I've always been slightly critical of people who can't hold their liquid.
I don't mean liquor. I can get pleasantly buzzed and ready to sing ABBA medleys after one beer, and consider this a great talent. I mean liquids, as in the kind that come gushing out of you after you've had enough alcohol to consider ABBA medleys a good idea.
I have the ability to hold it through the unabridged editions of Lord of the Rings and consider it a lack of personal will when others are always getting up and tripping over my legs because nature has called with the frequency of an underquota telemarketer.
My steel bladder is the result of intensive training dating back to kindergarten. I was mortally afraid of the school bathroom stalls because someone, probably an overzealous PTA member, thought it would be a great idea to make the stalls in the child bathroom child-sized. I'm not sure what I was more afraid of: someone looking over and seeing me do my business, or, being on the tall side even then, that I might inadvertently witness some little girl in my class taking a number two.
The thought of this was so traumatic that I refused to go in the school bathrooms and ended up wetting myself in the classroom. But, and this is important, no one could see my hoo-ha, so this was still less mortifying than the alternative.
Yes, I thought that having been in training all these years I was invincible to the common prodding of the bladder suffered by ordinary people, until last Wednesday when I nearly crashed my car to relieve the agony of an angry urethra.
I blame my boss, the editor-in-chief of a green magazine, who believes in saving the earth by never turning on the heat in the house where we work. At lunch I sipped own several cups of hot tea to try and regain some feeling in my extremities, then proceeded to drive the 30 minutes from Boulder to Denver. I had to pee as soon as I left the restaurant, but unwisely trusted my steely digestive system to remain dormant until I arrived home.

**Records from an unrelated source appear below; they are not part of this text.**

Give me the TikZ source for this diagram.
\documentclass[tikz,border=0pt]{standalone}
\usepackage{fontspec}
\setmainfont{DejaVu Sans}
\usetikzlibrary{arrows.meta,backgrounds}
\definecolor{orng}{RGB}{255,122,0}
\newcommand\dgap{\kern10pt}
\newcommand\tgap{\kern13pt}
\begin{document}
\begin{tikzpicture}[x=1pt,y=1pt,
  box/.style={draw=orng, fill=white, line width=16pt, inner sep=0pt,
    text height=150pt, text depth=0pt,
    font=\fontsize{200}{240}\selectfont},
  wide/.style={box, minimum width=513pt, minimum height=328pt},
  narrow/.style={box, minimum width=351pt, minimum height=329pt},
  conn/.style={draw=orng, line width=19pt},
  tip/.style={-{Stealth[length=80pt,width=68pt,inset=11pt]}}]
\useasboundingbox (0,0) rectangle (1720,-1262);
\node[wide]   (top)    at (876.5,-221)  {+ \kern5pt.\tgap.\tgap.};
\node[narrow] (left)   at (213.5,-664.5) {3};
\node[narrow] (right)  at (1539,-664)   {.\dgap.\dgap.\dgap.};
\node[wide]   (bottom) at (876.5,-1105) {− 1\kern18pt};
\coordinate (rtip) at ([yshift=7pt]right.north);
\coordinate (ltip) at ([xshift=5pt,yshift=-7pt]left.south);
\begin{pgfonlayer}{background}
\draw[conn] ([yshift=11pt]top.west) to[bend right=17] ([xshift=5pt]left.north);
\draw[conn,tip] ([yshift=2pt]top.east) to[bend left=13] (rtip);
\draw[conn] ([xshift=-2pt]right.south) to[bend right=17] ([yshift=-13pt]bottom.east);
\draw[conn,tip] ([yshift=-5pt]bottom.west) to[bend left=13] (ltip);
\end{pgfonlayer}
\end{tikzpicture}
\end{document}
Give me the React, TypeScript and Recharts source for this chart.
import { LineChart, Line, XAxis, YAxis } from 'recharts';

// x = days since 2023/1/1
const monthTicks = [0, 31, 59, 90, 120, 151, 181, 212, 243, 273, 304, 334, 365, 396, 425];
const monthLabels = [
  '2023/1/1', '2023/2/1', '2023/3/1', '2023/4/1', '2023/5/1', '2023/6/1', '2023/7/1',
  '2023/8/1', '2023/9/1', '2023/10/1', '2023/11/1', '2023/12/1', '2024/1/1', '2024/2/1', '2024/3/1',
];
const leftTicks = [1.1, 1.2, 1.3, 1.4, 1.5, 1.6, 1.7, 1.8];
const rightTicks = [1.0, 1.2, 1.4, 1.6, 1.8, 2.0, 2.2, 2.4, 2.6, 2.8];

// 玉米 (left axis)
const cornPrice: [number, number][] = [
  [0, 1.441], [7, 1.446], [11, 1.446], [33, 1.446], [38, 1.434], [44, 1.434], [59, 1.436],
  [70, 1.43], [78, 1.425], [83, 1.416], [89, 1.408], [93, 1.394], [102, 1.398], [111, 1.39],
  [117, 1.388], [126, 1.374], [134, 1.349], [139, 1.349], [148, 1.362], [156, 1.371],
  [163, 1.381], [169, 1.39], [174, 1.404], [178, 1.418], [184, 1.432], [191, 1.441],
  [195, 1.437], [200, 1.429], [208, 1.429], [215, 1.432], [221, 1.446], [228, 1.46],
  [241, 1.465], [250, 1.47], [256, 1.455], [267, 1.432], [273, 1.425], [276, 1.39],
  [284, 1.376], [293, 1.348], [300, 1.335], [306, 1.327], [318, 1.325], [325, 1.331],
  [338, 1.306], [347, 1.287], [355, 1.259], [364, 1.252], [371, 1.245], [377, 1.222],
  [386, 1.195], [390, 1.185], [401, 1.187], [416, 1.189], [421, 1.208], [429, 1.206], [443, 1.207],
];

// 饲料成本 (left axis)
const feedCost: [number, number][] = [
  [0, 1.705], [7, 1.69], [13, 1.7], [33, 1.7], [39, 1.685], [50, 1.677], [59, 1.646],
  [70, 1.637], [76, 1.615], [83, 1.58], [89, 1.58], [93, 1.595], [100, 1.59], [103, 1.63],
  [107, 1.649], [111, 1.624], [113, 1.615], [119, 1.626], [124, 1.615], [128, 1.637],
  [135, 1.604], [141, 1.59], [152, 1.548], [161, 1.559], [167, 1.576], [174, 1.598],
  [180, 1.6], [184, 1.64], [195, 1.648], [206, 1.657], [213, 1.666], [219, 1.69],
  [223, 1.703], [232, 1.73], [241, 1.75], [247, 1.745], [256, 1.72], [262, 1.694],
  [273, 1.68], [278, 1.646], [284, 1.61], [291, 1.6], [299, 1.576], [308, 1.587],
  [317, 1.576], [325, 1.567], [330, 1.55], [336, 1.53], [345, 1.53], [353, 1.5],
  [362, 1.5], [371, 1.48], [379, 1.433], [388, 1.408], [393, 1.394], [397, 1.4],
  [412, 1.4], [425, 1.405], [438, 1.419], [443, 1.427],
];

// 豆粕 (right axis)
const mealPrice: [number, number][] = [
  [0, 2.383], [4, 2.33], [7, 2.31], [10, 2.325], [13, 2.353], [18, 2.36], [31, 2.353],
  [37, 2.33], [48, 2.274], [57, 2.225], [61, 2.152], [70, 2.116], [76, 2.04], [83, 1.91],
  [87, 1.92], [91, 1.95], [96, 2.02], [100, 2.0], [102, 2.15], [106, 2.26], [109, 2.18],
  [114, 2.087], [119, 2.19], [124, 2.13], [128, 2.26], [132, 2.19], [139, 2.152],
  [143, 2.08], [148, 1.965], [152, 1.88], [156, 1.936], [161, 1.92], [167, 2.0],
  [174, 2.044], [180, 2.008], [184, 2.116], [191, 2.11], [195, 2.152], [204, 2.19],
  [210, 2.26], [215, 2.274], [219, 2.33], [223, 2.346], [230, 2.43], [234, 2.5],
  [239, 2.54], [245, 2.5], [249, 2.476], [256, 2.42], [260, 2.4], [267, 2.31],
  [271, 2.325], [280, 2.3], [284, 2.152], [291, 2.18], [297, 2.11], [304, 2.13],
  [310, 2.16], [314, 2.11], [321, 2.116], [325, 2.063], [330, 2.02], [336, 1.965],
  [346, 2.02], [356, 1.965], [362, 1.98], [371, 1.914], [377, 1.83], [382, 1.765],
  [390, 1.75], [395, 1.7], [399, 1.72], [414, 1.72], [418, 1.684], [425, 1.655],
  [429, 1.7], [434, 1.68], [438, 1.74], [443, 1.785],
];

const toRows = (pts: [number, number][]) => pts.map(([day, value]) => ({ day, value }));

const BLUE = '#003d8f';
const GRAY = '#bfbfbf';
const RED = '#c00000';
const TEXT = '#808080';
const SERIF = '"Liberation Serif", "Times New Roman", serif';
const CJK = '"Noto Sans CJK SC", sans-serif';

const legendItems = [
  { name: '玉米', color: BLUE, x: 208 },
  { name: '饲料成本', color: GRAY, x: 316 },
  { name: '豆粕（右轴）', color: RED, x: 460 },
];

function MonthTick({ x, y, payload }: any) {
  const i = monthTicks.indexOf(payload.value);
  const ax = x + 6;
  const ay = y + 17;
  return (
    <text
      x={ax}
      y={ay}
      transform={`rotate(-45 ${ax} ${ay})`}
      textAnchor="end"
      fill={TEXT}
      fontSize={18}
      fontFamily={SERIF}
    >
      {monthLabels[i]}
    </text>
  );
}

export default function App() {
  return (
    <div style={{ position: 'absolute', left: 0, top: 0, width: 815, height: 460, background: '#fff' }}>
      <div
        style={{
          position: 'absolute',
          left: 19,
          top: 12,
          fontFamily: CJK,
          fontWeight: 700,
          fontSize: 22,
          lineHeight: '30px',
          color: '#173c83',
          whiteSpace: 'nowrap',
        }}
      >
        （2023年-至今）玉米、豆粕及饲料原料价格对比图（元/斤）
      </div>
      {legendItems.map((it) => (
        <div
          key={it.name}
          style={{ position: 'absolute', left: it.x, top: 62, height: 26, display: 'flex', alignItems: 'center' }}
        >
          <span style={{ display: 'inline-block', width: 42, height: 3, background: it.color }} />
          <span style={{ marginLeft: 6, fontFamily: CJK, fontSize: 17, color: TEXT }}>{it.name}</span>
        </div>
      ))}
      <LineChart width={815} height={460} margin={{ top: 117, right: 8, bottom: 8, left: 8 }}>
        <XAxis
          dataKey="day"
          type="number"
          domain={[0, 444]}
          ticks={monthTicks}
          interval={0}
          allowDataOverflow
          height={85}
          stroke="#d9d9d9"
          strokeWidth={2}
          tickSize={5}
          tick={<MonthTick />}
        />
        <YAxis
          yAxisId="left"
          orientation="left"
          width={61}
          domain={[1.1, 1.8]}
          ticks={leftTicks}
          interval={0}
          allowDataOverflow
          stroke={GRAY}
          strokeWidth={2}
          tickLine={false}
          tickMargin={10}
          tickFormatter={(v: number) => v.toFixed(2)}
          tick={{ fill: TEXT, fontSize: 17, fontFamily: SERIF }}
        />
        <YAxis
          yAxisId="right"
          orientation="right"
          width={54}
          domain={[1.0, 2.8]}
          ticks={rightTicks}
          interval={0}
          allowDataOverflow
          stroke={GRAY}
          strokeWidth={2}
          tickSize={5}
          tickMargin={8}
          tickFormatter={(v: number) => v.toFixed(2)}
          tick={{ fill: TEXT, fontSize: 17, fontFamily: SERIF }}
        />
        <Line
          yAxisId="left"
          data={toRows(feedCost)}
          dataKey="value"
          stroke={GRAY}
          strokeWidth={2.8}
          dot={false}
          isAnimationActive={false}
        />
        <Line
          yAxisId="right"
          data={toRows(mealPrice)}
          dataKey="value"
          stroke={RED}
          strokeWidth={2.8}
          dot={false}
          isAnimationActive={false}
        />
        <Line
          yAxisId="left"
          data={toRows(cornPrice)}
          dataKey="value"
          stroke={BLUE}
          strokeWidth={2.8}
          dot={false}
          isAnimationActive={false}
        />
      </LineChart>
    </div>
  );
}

10 minutes on the road and I started getting bladder cramps. 15 minutes and my jeans were unzipped. 20 minutes and I was recounting the scene from Major Payne (where the Major says "You want me to show you a little trick to take your mind off that pain? then breaks the guy's finger) and biting my hands. I whipped into a parking spot in front of my house, too blinded by pain to notice that I parked illegally, and too in agony to care if I had, and then was faced with a dilemma.
I am a stubborn one-tripper. I take everything into the house in one trip. When unloading groceries I will saddle my arms with ten bags, tucking the laundry detergent and milk under my armpits, rather than come back outside for a second venture. My one-tripping policy is deeply rooted, even when I should clearly make exceptions. For instance when my bladder is seconds from explosion.
I reached down to grab my backpack and suddenly realized I couldn't lift it. Lifting the bag required ab muscles, which were currently busy spasming uncontrollably. I sat there a moment, paralyzed by indecision and a lack of core mobility. Leaving the backpack behind violated my one-trip conviction. I managed to roll slightly to the side and hooked my arm under the strap, then roll back upright.
I triumphantly got the bag and still had a few seconds before my ticking time-bomb of a bladder went off. Then I tried to get out of the van. Apparently exiting vehicles also requires the use of abdominal muscles. I was stuck. I did not have to time to think of the irony of making it all the way home only to wet myself in the car outside. I could only think.
NOOOO!!! ARRGGGHHH!!! I AM NOT GOING DOWN LIKE THIS!
I half-slid, half-rolled out of the car, slammed the door and sprinted in short, waddling steps to the house. I threw my bag, phone and keys to the ground, and raced to the bathroom, praying that no one was inside.
I sat down, half-crying from relief, as the 3 cups of tea turned to 3 cups of pee and thought to myself that I was sure glad no one could peek over the edge of a stall and see me now.